Night Gallery Season 3 Episode 9: Finnegan’s Flight (1972)

Charlie Finnegan (Burgess Meredith) is serving a life sentence but dreams of escape. He sees jet planes fly over the yard he’s spent most of his life in. Yet Pete Tuttle (Cameron Mitchell), a fellow inmate, claims he can help him to get out.

“Finnegan’s Flight” is directed by Gene R. Kearney and written by Rod Serling, who has always turned to Meredith for big roles, like “Time Enough at Last” and “The Obsolete Man” on The Twilight Zone and “The Little Black Bag” from the first season of Night Gallery.

The first hypnotic trick that Tuttle tries on Finnegan is to convince him that his hands are indestructible and that he can punch his way out of the walls. This leads to a stay in the infirmary as Finnegan breaks both his hands. Prison psychiatrist Dr. Simsich (Barry Sullivan) is amazed by the power of suggestion that Tuttle can employ and arranges for the two men to experiment in his office.

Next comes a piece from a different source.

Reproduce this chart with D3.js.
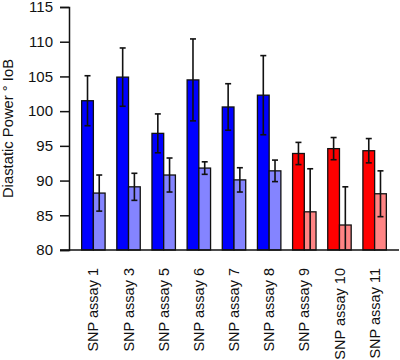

Convinced that he’s flying a plane high into the clouds, Finnegan starts to run out of air and eventually crashes his plane, causing a real explosion. But at the end of it all, despite this tragedy, Tuttle knows that his friend is somewhere else, hopefully somewhere happier than living his life inside a jail.

This episode is interesting but feels not as important as past Serling tales. Yet by this point, it feels like he’d been pretty beat up by this show and perhaps was just doing his best to finish the script.